→ **Task prompt**:
Find each line with the string "that" and report it.

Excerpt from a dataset

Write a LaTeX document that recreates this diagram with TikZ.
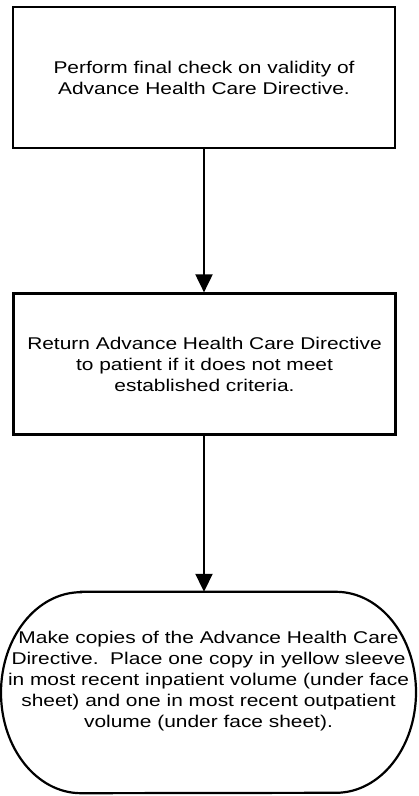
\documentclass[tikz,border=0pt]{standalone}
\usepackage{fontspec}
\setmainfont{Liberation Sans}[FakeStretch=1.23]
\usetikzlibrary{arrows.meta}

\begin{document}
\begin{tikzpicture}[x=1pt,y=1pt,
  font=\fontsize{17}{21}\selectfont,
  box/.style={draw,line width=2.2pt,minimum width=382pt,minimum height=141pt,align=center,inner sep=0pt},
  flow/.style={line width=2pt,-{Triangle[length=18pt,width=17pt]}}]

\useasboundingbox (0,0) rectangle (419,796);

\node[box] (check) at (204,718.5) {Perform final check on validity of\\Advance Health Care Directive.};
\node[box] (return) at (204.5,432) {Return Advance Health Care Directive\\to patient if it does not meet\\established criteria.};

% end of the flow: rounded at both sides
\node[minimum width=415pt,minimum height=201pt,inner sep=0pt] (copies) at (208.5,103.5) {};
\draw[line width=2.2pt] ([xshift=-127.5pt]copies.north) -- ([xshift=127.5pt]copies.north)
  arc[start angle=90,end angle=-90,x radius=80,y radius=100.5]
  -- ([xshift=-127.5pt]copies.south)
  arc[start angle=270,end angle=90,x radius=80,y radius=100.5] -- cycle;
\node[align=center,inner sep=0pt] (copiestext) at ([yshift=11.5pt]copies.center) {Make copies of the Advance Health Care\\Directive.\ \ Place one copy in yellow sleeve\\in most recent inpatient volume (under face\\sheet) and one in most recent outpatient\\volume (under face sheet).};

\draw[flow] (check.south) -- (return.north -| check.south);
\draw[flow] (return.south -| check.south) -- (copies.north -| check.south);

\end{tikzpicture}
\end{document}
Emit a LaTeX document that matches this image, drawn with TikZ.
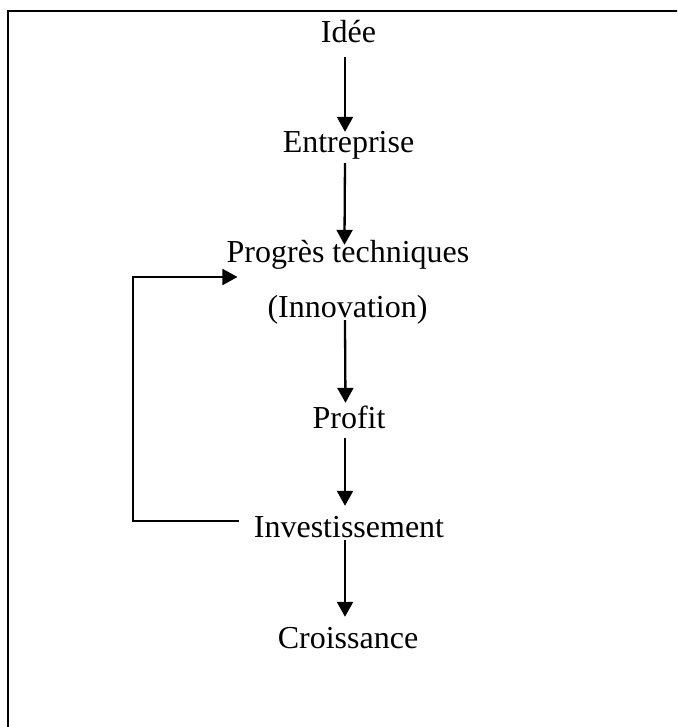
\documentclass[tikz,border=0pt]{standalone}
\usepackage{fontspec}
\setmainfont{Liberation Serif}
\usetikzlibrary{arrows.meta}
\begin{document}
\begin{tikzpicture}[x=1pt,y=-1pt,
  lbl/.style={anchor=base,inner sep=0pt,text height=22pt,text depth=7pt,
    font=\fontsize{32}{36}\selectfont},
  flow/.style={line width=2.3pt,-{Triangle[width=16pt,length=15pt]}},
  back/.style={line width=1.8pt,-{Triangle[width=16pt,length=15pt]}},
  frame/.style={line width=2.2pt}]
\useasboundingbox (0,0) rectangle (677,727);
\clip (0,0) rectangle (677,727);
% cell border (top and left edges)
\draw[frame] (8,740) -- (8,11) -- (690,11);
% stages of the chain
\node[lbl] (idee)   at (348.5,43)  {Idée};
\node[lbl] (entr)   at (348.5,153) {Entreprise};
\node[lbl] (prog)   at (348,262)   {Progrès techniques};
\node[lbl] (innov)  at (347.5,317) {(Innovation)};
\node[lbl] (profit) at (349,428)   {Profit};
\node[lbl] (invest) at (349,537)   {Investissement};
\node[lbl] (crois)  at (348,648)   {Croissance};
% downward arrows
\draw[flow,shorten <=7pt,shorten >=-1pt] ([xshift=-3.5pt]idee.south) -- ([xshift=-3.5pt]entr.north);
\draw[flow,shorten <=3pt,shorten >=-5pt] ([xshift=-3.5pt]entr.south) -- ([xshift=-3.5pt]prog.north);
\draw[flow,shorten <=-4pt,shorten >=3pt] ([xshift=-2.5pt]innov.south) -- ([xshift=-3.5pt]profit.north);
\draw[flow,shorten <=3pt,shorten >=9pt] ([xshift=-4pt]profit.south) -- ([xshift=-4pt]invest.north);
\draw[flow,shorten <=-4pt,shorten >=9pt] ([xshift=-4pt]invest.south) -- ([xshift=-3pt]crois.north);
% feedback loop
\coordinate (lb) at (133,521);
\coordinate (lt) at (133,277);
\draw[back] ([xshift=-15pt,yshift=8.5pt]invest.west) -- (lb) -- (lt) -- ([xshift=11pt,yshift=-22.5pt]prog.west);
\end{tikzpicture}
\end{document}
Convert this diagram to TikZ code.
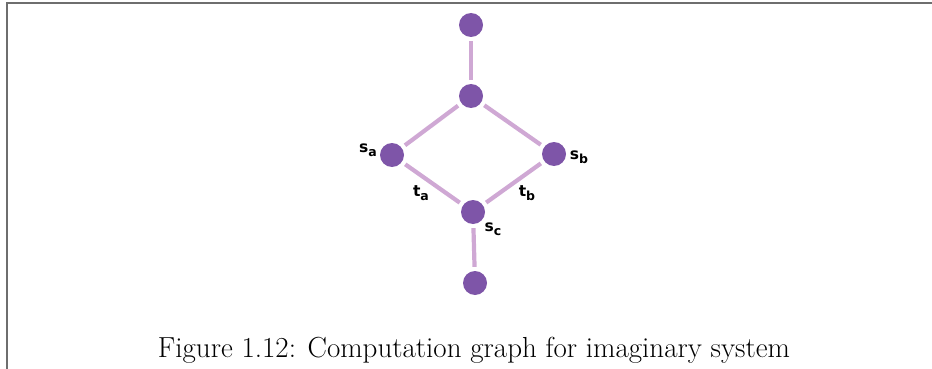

→ **The completed task**:
Write a LaTeX document that recreates this diagram with TikZ.
Emit a LaTeX document that matches this image, drawn with TikZ.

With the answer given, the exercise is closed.